First and foremost, a big thank you for being a valued member of the Let's Talk Text community! Each week, I aim to break down the vast world of NLP into digestible, enlightening, and actionable insights for you. As I continue to evolve this newsletter and bring the best content to you, understanding your experience is crucial. I’ve crafted a feedback form. It's short, it's sweet, and it's the perfect way for you to shape the future editions of Let's Talk Text. Your voice matters to me, and every response will play a part in enhancing your reading experience.
CLICK HERE TO ACCESS FEEDBACK FORM (takes less than 15 seconds)
Gorilla
Gorilla, the latest open-source model from researchers at Berkeley and Microsoft, blows the API calling capabilities of previous LLMs out of the water. Given a natural language query, Gorilla can write a semantically- and syntactically- correct API to invoke. With Gorilla, you can talk to an LLM that is able to access 1,600+ (and growing) API calls accurately with less hallucination than GPT-4. Check out the paper here.
If you haven’t read about Toolformer, a previous API calling model we’ve covered on Let’s Talk Text, I suggest you look at that first so you can appreciate how large of a jump in capability Gorilla provides.
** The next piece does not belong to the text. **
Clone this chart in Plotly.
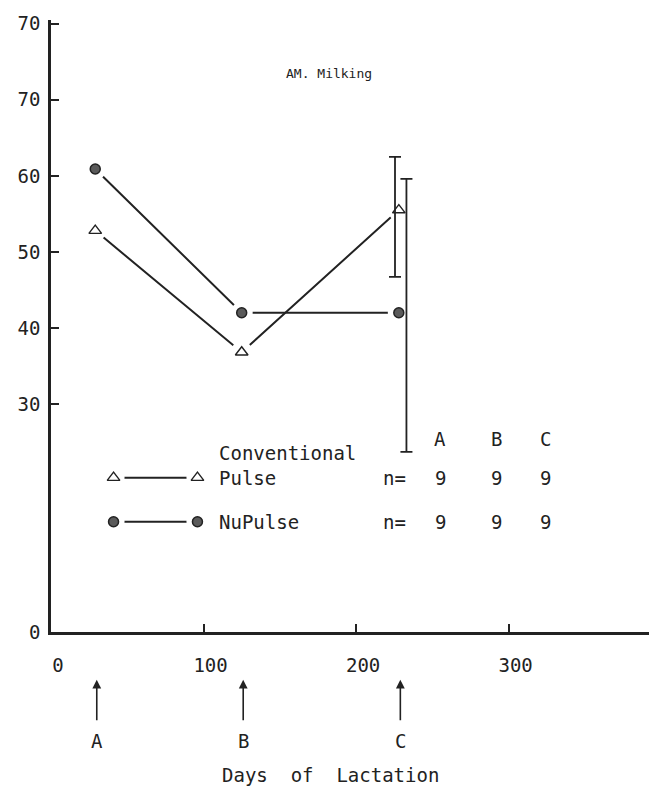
import plotly.graph_objects as go

# ---- data ----
days = [29, 125, 228]                      # sampling points A, B, C (days of lactation)
sample_labels = ["A", "B", "C"]
conv_pulse = [52.8, 36.8, 55.5]            # Conventional Pulse (triangles)
nupulse = [60.9, 42.0, 42.0]               # NuPulse (circles)

# error bars only at sample C (drawn slightly offset, as in the original)
err_days_conv = [225.5]
err_conv_mean = [55.5]
err_conv_plus = [7.0]
err_conv_minus = [8.8]
err_days_nu = [233]
err_nu_mean = [42.0]
err_nu_plus = [17.6]
err_nu_minus = [18.3]

n_conv = [9, 9, 9]
n_nu = [9, 9, 9]

y_tickvals = [0, 30, 40, 50, 60, 70, 80]
y_ticktext = ["0", "30", "40", "50", "60", "70", "70"]
x_tickvals = [0, 100, 200, 300]
x_ticktext = ["0", "100", "200", "300"]

# legend key positions (data units)
key_x = [41, 96]
key_y_conv = 20.3
key_y_nu = 14.5

INK = "#222222"
FONT = "DejaVu Sans Mono"

fig = go.Figure()

def series(x, y):
    # connecting line
    fig.add_trace(go.Scatter(x=x, y=y, mode="lines", line=dict(color=INK, width=2),
                             showlegend=False, hoverinfo="skip"))
    # white halo to create the small gaps between line and symbol
    fig.add_trace(go.Scatter(x=x, y=y, mode="markers",
                             marker=dict(symbol="circle", size=22, color="white"),
                             showlegend=False, hoverinfo="skip"))

series(days, conv_pulse)
series(days, nupulse)
series(key_x, [key_y_conv, key_y_conv])
series(key_x, [key_y_nu, key_y_nu])

# error bars
fig.add_trace(go.Scatter(x=err_days_conv, y=err_conv_mean, mode="markers",
                         marker=dict(opacity=0, size=1),
                         error_y=dict(type="data", symmetric=False, array=err_conv_plus,
                                      arrayminus=err_conv_minus, color=INK, thickness=1.8, width=6),
                         showlegend=False, hoverinfo="skip"))
fig.add_trace(go.Scatter(x=err_days_nu, y=err_nu_mean, mode="markers",
                         marker=dict(opacity=0, size=1),
                         error_y=dict(type="data", symmetric=False, array=err_nu_plus,
                                      arrayminus=err_nu_minus, color=INK, thickness=1.8, width=6),
                         showlegend=False, hoverinfo="skip"))

tri = dict(symbol="triangle-up-open", size=11, color=INK, line=dict(width=1.4, color=INK))
dot = dict(symbol="circle", size=10, color="#5a5a5a", line=dict(width=1.5, color=INK))

fig.add_trace(go.Scatter(x=days, y=conv_pulse, mode="markers", marker=tri,
                         name="Conventional Pulse", showlegend=False))
fig.add_trace(go.Scatter(x=days, y=nupulse, mode="markers", marker=dot,
                         name="NuPulse", showlegend=False))
fig.add_trace(go.Scatter(x=key_x, y=[key_y_conv] * 2, mode="markers", marker=tri,
                         showlegend=False, hoverinfo="skip"))
fig.add_trace(go.Scatter(x=key_x, y=[key_y_nu] * 2, mode="markers", marker=dot,
                         showlegend=False, hoverinfo="skip"))

ann = []
tf = dict(family=FONT, size=19, color=INK)
# title
ann.append(dict(x=182.5, y=73.5, xref="x", yref="y", text="AM. Milking", showarrow=False,
                font=dict(family=FONT, size=13, color=INK)))
# legend text
ann.append(dict(x=109, y=23.6, xref="x", yref="y", text="Conventional", showarrow=False,
                xanchor="left", font=tf))
ann.append(dict(x=109, y=20.3, xref="x", yref="y", text="Pulse", showarrow=False,
                xanchor="left", font=tf))
ann.append(dict(x=109, y=14.5, xref="x", yref="y", text="NuPulse", showarrow=False,
                xanchor="left", font=tf))
# n table
col_x = [255, 292, 324]
for lab, cx in zip(sample_labels, col_x):
    ann.append(dict(x=cx, y=25.4, xref="x", yref="y", text=lab, showarrow=False, font=tf))
for cx, n1, n2 in zip(col_x, n_conv, n_nu):
    ann.append(dict(x=cx, y=20.3, xref="x", yref="y", text=str(n1), showarrow=False, font=tf))
    ann.append(dict(x=cx, y=14.5, xref="x", yref="y", text=str(n2), showarrow=False, font=tf))
for yy in [20.3, 14.5]:
    ann.append(dict(x=225, y=yy, xref="x", yref="y", text="n=", showarrow=False, font=tf))
# arrows marking the sample days
for d, lab in zip(days, sample_labels):
    ann.append(dict(x=d + 1, y=-0.078, xref="x", yref="paper", text=lab, showarrow=True,
                    ax=0, ay=61, arrowhead=2, arrowsize=1.1, arrowwidth=1.6,
                    arrowcolor=INK, borderpad=9, font=tf))
# x axis title
ann.append(dict(x=0.468, y=-0.233, xref="paper", yref="paper", yanchor="middle",
                text="Days  of  Lactation", showarrow=False, font=tf))

fig.update_layout(
    width=649, height=796, autosize=False,
    margin=dict(l=51, r=0, t=20, b=164),
    paper_bgcolor="white", plot_bgcolor="white",
    annotations=ann,
    xaxis=dict(range=[0, 392], showgrid=False, zeroline=False, showline=True,
               linecolor=INK, linewidth=2.5, ticks="inside", ticklen=8, tickwidth=2,
               tickcolor=INK, tickvals=x_tickvals, ticktext=x_ticktext,
               tickfont=tf, ticklabelstandoff=14, ticklabelshift=7),
    yaxis=dict(range=[0, 80.5], showgrid=False, zeroline=False, showline=True,
               linecolor=INK, linewidth=2.5, ticks="inside", ticklen=8, tickwidth=2,
               tickcolor=INK, tickvals=y_tickvals, ticktext=y_ticktext,
               tickfont=tf, ticklabelstandoff=4),
)

fig.write_html("out.html")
You can also interact with Gorilla in a Google Colab notebook with just a few lines of code here. One of my favorite examples is when Gorilla is asked to upscale an image and Gorilla (correctly) writes all the code to load and run a model from HuggingFace:
As a summary of the LLMs and why Gorilla is important:
Generative models are starting to get really good at general purpose work. Check out the last issue on LLaMA 2 and how well it performs on NLP benchmarks.
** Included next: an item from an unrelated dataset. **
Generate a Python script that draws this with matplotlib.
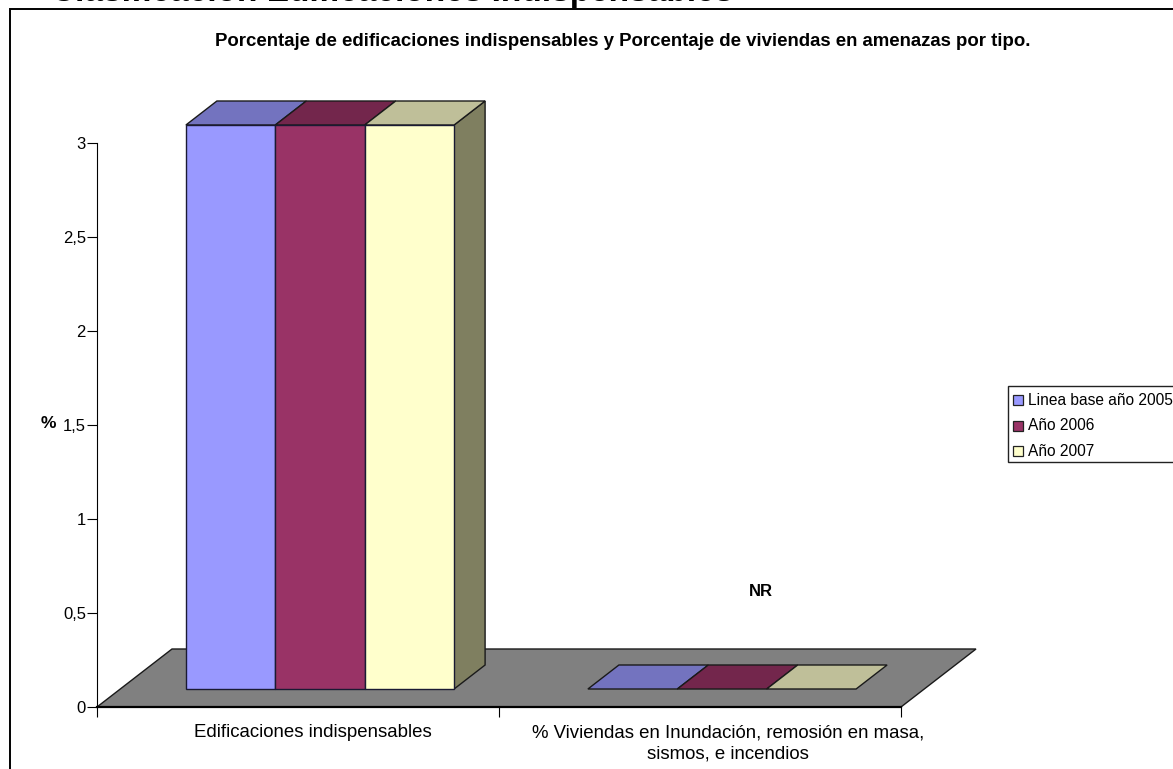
import numpy as np
import matplotlib
matplotlib.use("Agg")
import matplotlib.pyplot as plt
from matplotlib.patches import Polygon, Rectangle

plt.rcParams['font.family'] = ['Liberation Sans', 'DejaVu Sans']

categories = ["Edificaciones indispensables",
              "% Viviendas en Inundación, remosión en masa,\nsismos, e incendios"]
series = ["Linea base año 2005", "Año 2006", "Año 2007"]
edificaciones = [3, 3, 3]
viviendas = [0, 0, 0]
yticks = [0, 0.5, 1, 1.5, 2, 2.5, 3]
yticklabels = ["0", "0,5", "1", "1,5", "2", "2,5", "3"]

front = ["#9999FF", "#993366", "#FFFFCC"]
top = ["#7373BF", "#73264C", "#BFBF99"]
side = ["#7373BF", "#73264C", "#7F7F60"]

W, H = 1173, 769
fig = plt.figure(figsize=(W / 100, H / 100), dpi=100)
fig.patch.set_facecolor("white")
ax = fig.add_axes([97 / W, 1 - 707 / H, 804 / W, 564 / H])
ax.set_xlim(0, 2)
ax.set_ylim(0, 3)
ax.patch.set_alpha(0)

# depth of the floor and of the bars, in data units
floor_dx, floor_dy = 75 / 402, 58 / 188
bar_x0, bar_y0 = 22 / 402, 18 / 188
bar_dx, bar_dy = 31 / 402, 24 / 188
bar_w = 89.4 / 402


def poly(pts, fc, lw=1.0, z=2):
    ax.add_patch(Polygon(pts, closed=True, fc=fc, ec="#1a1a1a", lw=lw, zorder=z, clip_on=False))


# floor
poly([(0, 0), (2, 0), (2 + floor_dx, floor_dy), (floor_dx, floor_dy)], "#808080", z=1)
ax.plot([0, 2], [0, 0], color="black", lw=1.6, zorder=1.5, clip_on=False)

for i, vals in enumerate([edificaciones, viviendas]):
    left = i + 0.5 - 1.5 * bar_w + bar_x0
    for j, v in enumerate(vals):
        x0 = left + j * bar_w
        x1 = x0 + bar_w
        y0 = bar_y0
        y1 = bar_y0 + v
        if v > 0:
            if j == len(vals) - 1:
                poly([(x1, y0), (x1 + bar_dx, y0 + bar_dy), (x1 + bar_dx, y1 + bar_dy), (x1, y1)], side[j], z=3)
            ax.add_patch(Rectangle((x0, y0), bar_w, v, fc=front[j], ec="#1a1a33", lw=1.0, zorder=4, clip_on=False))
        poly([(x0, y1), (x1, y1), (x1 + bar_dx, y1 + bar_dy), (x0 + bar_dx, y1 + bar_dy)], top[j], z=3)

fig.text(761 / W, 1 - 591 / H, "NR", ha="center", va="center", fontsize=12, fontweight="bold", color="black")

for s in ["top", "right"]:
    ax.spines[s].set_visible(False)
ax.spines["left"].set_linewidth(0.8)
ax.spines["bottom"].set_visible(False)
ax.set_yticks(yticks)
ax.set_yticklabels(yticklabels, fontsize=12)
ax.set_xticks([0, 1, 2])
ax.set_xticklabels([])
ax.tick_params(axis="y", length=7, width=0.8, pad=1)
ax.tick_params(axis="x", length=7, width=0.8)
# labels sit a bit right of the category centres, as in the reference
label_shift = [15, 28]
for i, c in enumerate(categories):
    ax.annotate(c, (i + 0.5, 0), xytext=(label_shift[i] * 0.72, -12.5), textcoords="offset points", ha="center",
                va="top", fontsize=13.4, linespacing=1.3, annotation_clip=False)

fig.text(48 / W, 1 - 424 / H, "%", ha="center", va="center", fontsize=12.5, fontweight="bold")
fig.text(622.5 / W, 1 - 41 / H, "Porcentaje de edificaciones indispensables y Porcentaje de viviendas en amenazas por tipo.",
         ha="center", va="center", fontsize=13.4, fontweight="bold")
fig.text(392 / W, 1 - 1 / H, "Clasificación Edificaciones Indispensables", ha="center", va="baseline",
         fontsize=24, fontweight="bold")

# chart frame
fig.add_artist(Rectangle((10 / W, -0.01), (W - 9) / W, 1 - 9 / H + 0.01, transform=fig.transFigure,
                         fc="none", ec="black", lw=1.4, zorder=0))

# legend box, cut by the right edge like the reference
fig.add_artist(Rectangle((1007.5 / W, 1 - 461.5 / H), 170 / W, 76 / H, transform=fig.transFigure,
                         fc="white", ec="#222222", lw=1.0, zorder=5, clip_on=False))
for k, (name, y) in enumerate(zip(series, [400, 426, 451])):
    fig.add_artist(Rectangle((1012.5 / W, 1 - (y + 5) / H), 10 / W, 10 / H, transform=fig.transFigure,
                             fc=front[k], ec="#222222", lw=0.9, zorder=6))
    fig.text(1028 / W, 1 - y / H, name, ha="left", va="center", fontsize=11.2, zorder=6)

fig.savefig("out.png", dpi=100)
Tool usage is something that LLMs still struggle with:
They often hallucinate the wrong API call
They are unable to consistently generate accurate input arguments
Allowing LLMs to invoke a vast space of changing cloud APIs could transform LLMs into the primary interface to the internet. Tasks ranging from booking an entire vacation to hosting a conference, could become as simple as talking to an LLM that has access to the flight, car rental, hotel, catering, and entertainment web APIs.
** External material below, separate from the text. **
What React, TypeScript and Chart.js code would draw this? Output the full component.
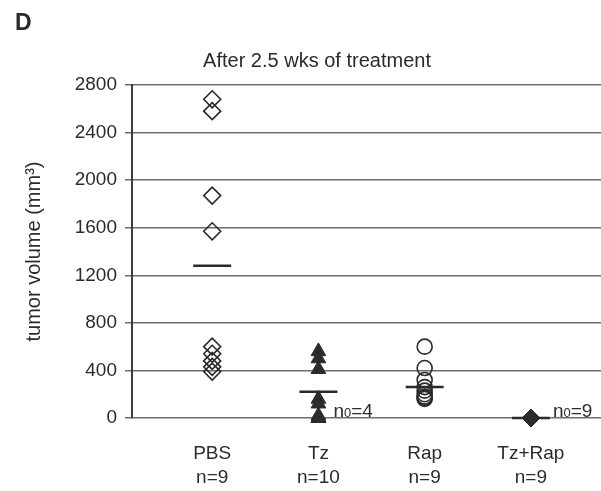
import React, { useEffect, useRef } from "react";
import { Chart, registerables } from "chart.js";

Chart.register(...registerables);

const panelLetter = "D";
const chartTitle = "After 2.5 wks of treatment";
const yAxisTitle = "tumor volume (mm³)";
const categories = ["PBS", "Tz", "Rap", "Tz+Rap"];
const groupSizes = ["n=9", "n=10", "n=9", "n=9"];
const yTickValues = [0, 400, 800, 1200, 1600, 2000, 2400, 2800];

const pbsValues = [2680, 2580, 1870, 1570, 600, 540, 480, 430, 390];
const tzValues = [560, 500, 410, 160, 120, 20, 0, 0, 0, 0];
const rapValues = [600, 420, 320, 260, 230, 200, 180, 170, 160];
const tzRapValues = [0, 0, 0, 0, 0, 0, 0, 0, 0];
const meanValues = [1280, 220, 260, 0];
const zeroTumorCounts = [null, 4, null, 9];

const FONT = '"Liberation Sans", Arial, sans-serif';
const INK = "#2b2b2b";

const toPoints = (idx: number, vals: number[]) => vals.map((v) => ({ x: idx, y: v }));

const textPlugin = {
  id: "panelText",
  afterDraw(chart: any) {
    const { ctx } = chart;
    const xs = chart.scales.x;
    const ys = chart.scales.y;
    ctx.save();
    ctx.fillStyle = INK;
    ctx.textBaseline = "alphabetic";
    ctx.textAlign = "left";
    ctx.font = `bold 23px ${FONT}`;
    ctx.fillText(panelLetter, 15, 30);
    ctx.textAlign = "center";
    ctx.font = `20px ${FONT}`;
    ctx.fillText(chartTitle, 317, 67);
    ctx.textAlign = "left";
    const offsets = [0, 15, 0, 22];
    zeroTumorCounts.forEach((c, i) => {
      if (c === null) return;
      let x = xs.getPixelForValue(i) + offsets[i];
      const y = ys.getPixelForValue(0) - 1;
      ctx.font = `19px ${FONT}`;
      ctx.fillText("n", x, y);
      x += ctx.measureText("n").width;
      ctx.font = `13px ${FONT}`;
      ctx.fillText("0", x, y);
      x += ctx.measureText("0").width;
      ctx.font = `19px ${FONT}`;
      ctx.fillText("=" + c, x, y);
    });
    ctx.restore();
  },
};

export default function App() {
  const ref = useRef<HTMLCanvasElement | null>(null);
  useEffect(() => {
    document.body.style.margin = "0";
    const canvas = ref.current;
    if (!canvas) return;
    const chart = new Chart(canvas, {
      type: "scatter",
      data: {
        datasets: [
          {
            label: categories[0],
            data: toPoints(0, pbsValues),
            pointStyle: "rectRot",
            pointRadius: 8.5,
            pointBorderWidth: 1.6,
            borderColor: INK,
            backgroundColor: "rgba(0,0,0,0)",
            clip: false,
          },
          {
            label: categories[1],
            data: toPoints(1, tzValues),
            pointStyle: "triangle",
            pointRadius: 8.5,
            pointBorderWidth: 1,
            borderColor: INK,
            backgroundColor: INK,
            clip: false,
          },
          {
            label: categories[2],
            data: toPoints(2, rapValues),
            pointStyle: "circle",
            pointRadius: 7.5,
            pointBorderWidth: 1.6,
            borderColor: INK,
            backgroundColor: "rgba(0,0,0,0)",
            clip: false,
          },
          {
            label: categories[3],
            data: toPoints(3, tzRapValues),
            pointStyle: "rectRot",
            pointRadius: 8.5,
            pointBorderWidth: 1,
            borderColor: INK,
            backgroundColor: INK,
            clip: false,
          },
          {
            label: "mean",
            data: meanValues.map((v, i) => ({ x: i, y: v })),
            pointStyle: "line",
            pointRadius: 19,
            pointBorderWidth: 2.5,
            borderColor: INK,
            backgroundColor: INK,
            clip: false,
          },
        ],
      },
      options: {
        responsive: false,
        animation: false,
        events: [],
        layout: { autoPadding: false, padding: { top: 85, left: 0, right: 0, bottom: 0 } },
        plugins: { legend: { display: false }, tooltip: { enabled: false }, title: { display: false } },
        scales: {
          x: {
            type: "linear",
            min: -0.755,
            max: 3.66,
            afterFit: (axis: any) => {
              axis.height = 73;
            },
            afterBuildTicks: (axis: any) => {
              axis.ticks = categories.map((_, i) => ({ value: i }));
            },
            grid: { display: false },
            border: { display: false },
            ticks: {
              autoSkip: false,
              maxRotation: 0,
              padding: 15,
              color: INK,
              font: { family: FONT, size: 19, lineHeight: 1.3 },
              callback: (v: any) => [categories[v], groupSizes[v]],
            },
          },
          y: {
            min: 0,
            max: 2800,
            afterFit: (axis: any) => {
              axis.width = 132;
            },
            afterBuildTicks: (axis: any) => {
              axis.ticks = yTickValues.map((v) => ({ value: v }));
            },
            grid: { color: "#6e6e6e", lineWidth: 1.5, tickLength: 7, drawTicks: true },
            border: { display: true, color: "#3c3c3c", width: 2 },
            title: {
              display: true,
              text: yAxisTitle,
              color: INK,
              font: { family: FONT, size: 20 },
              padding: { top: 22, bottom: 0 },
            },
            ticks: {
              padding: 8,
              color: INK,
              font: { family: FONT, size: 19 },
              callback: (v: any) => String(v),
            },
          },
        },
      },
      plugins: [textPlugin],
    });
    return () => chart.destroy();
  }, []);
  return <canvas ref={ref} width={601} height={491} style={{ display: "block" }} />;
}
The main benefits of having API calling LLMs include:
Access vastly larger and changing knowledge bases
Access search technologies to augment knowledge
Achieve complex computational tasks
The authors of the paper constructed a benchmark for the task called APIBench which scrapes API documentation from TorchHub, TensorHub, and HuggingFace. Gorilla, the finetuned LLaMA-7b model significantly outperforms GPT-4 in terms of accuracy and reducing hallucination errors across the dataset.